Needless to say, this oxygen catastrophe had a plus side; it led to an event that was probably the most dramatic and important in the history of our world. Yet, in an indictment of our education system, if people are asked to name the single most influential occurrence in the planet’s history, few are knowledgeable enough to cite the Cambrian explosion. Most people probably don’t even know what it is.
The Cambrian explosion might sound like some sort of huge detonation, one more item in our recitation of cataclysms, but it’s almost the exact opposite—it’s the odd term for the sudden remarkable appearance and proliferation of multicellular animals and plants.
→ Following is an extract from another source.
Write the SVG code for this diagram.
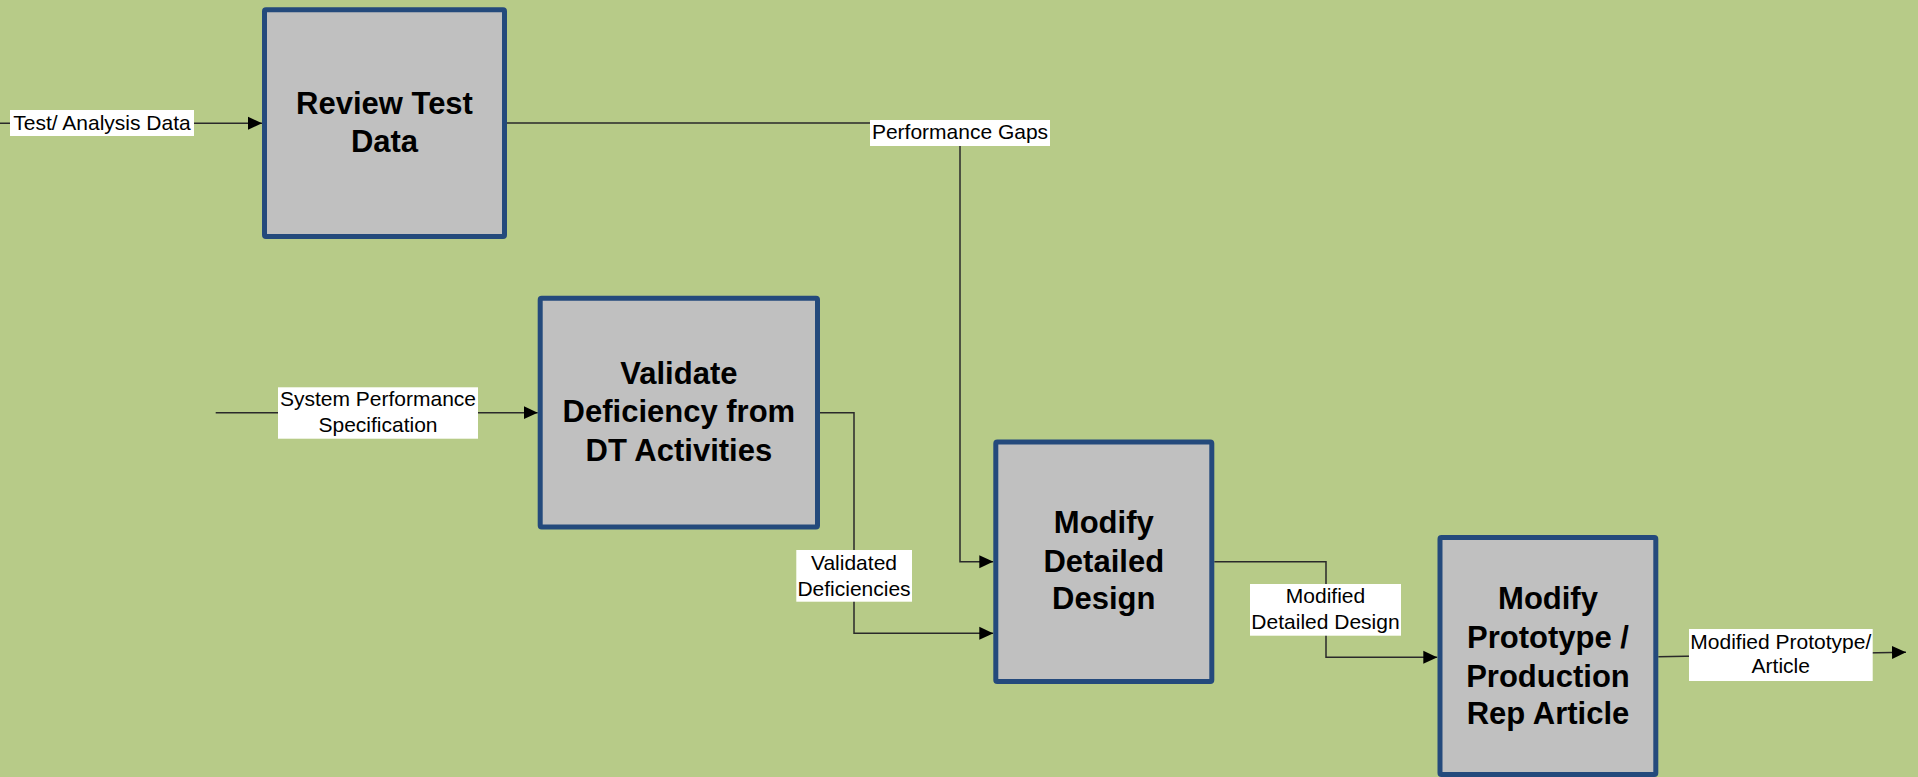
<svg xmlns="http://www.w3.org/2000/svg" width="1918" height="777" viewBox="0 0 1918 777">
<style>
.box{fill:#C0C0C0;stroke:#244A7C;stroke-width:5;}
.title{font-family:"Liberation Sans",Arial,sans-serif;font-weight:bold;font-size:31px;fill:#000;text-anchor:middle;}
.lbl{font-family:"Liberation Sans",Arial,sans-serif;font-size:21px;fill:#000;text-anchor:middle;}
.lblbg{fill:#FFFFFF;}
.conn{fill:none;stroke:#2a2a2a;stroke-width:1.5;}
</style>
<defs>
<marker id="arr" markerUnits="userSpaceOnUse" markerWidth="14" markerHeight="14" refX="14" refY="7" orient="auto">
<path d="M0,0.5 L14,7 L0,13.5 z" fill="#000"/>
</marker>
</defs>
<rect x="0" y="0" width="1918" height="777" fill="#B7CB88"/>

<g id="connectors">
<path class="conn" d="M0,123.3 H262" marker-end="url(#arr)"/>
<path class="conn" d="M507,123 H960 V561.7 H993.3" marker-end="url(#arr)"/>
<path class="conn" d="M215.7,412.7 H537.7" marker-end="url(#arr)"/>
<path class="conn" d="M820,412.7 H854 V633.3 H993.3" marker-end="url(#arr)"/>
<path class="conn" d="M1214.3,561.7 H1326 V657.3 H1437.3" marker-end="url(#arr)"/>
<path class="conn" d="M1658.3,656.7 L1906,652.3" marker-end="url(#arr)"/>

<g id="lbl-test">
<rect class="lblbg" x="10" y="110" width="184" height="26"/>
<text class="lbl" x="102" y="130">Test/ Analysis Data</text>
</g>
<g id="lbl-gaps">
<rect class="lblbg" x="870" y="120" width="180" height="26"/>
<text class="lbl" x="960" y="139.3">Performance Gaps</text>
</g>
<g id="lbl-spec">
<rect class="lblbg" x="278" y="387.3" width="200" height="51.4"/>
<text class="lbl" x="378" y="406">System Performance</text>
<text class="lbl" x="378" y="431.7">Specification</text>
</g>
<g id="lbl-valid">
<rect class="lblbg" x="796.3" y="550" width="115.7" height="51.7"/>
<text class="lbl" x="854" y="570">Validated</text>
<text class="lbl" x="854" y="596">Deficiencies</text>
</g>
<g id="lbl-mdd">
<rect class="lblbg" x="1250" y="584" width="151" height="51.7"/>
<text class="lbl" x="1325.5" y="603.3">Modified</text>
<text class="lbl" x="1325.5" y="629">Detailed Design</text>
</g>
<g id="lbl-out">
<rect class="lblbg" x="1689" y="629" width="183.7" height="52"/>
<text class="lbl" x="1780.8" y="649">Modified Prototype/</text>
<text class="lbl" x="1780.8" y="673.3">Article</text>
</g>
</g>

<g id="node-review">
<rect class="box" x="264.5" y="9.8" width="240" height="226.7" rx="1.5"/>
<text class="title" x="384.5" y="114.3">Review Test</text>
<text class="title" x="384.5" y="151.7">Data</text>
</g>

<g id="node-validate">
<rect class="box" x="540.2" y="298.2" width="277.3" height="228.8" rx="1.5"/>
<text class="title" x="678.9" y="383.5">Validate</text>
<text class="title" x="678.9" y="422">Deficiency from</text>
<text class="title" x="678.9" y="460.5">DT Activities</text>
</g>

<g id="node-modify-design">
<rect class="box" x="995.8" y="442" width="216" height="239.5" rx="1.5"/>
<text class="title" x="1103.8" y="533.3">Modify</text>
<text class="title" x="1103.8" y="572.3">Detailed</text>
<text class="title" x="1103.8" y="609.3">Design</text>
</g>

<g id="node-modify-proto">
<rect class="box" x="1440" y="537.5" width="215.8" height="237" rx="1.5"/>
<text class="title" x="1548" y="609.3">Modify</text>
<text class="title" x="1548" y="648.3">Prototype /</text>
<text class="title" x="1548" y="686.7">Production</text>
<text class="title" x="1548" y="724">Rep Article</text>
</g>
</svg>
Prior to this time, which was about five hundred and fifty million years ago, life was invisible. It was all microscopic. Now a strange, wild profusion of large creatures materialized quickly and globally.
And although the first creatures, like trilobites, looked alien, and the plants were largely different from today’s flora (there was no such thing as grass, for example), the planet was now a visibly alive biosphere. The oxygen holocaust had effectively erased a global situation that had endured for hundreds of millions of centuries.
We oxygen-adorers, or at least those of us with a them-versus-us mind-set, might hesitate to label that wipeout of non-oxygen-loving creatures a cataclysm. But you’d feel differently, of course, if you were the final anaerobic organism watching your extended family die off, knowing that this was really the end of an era that had endured for not millions but billions of years.
Enough violin music. Now that the scene has shifted to a planet that is more familiar, we can focus on the cataclysms that were the greatest of all in terms of affecting our kith and kin, the beloved multicellulars.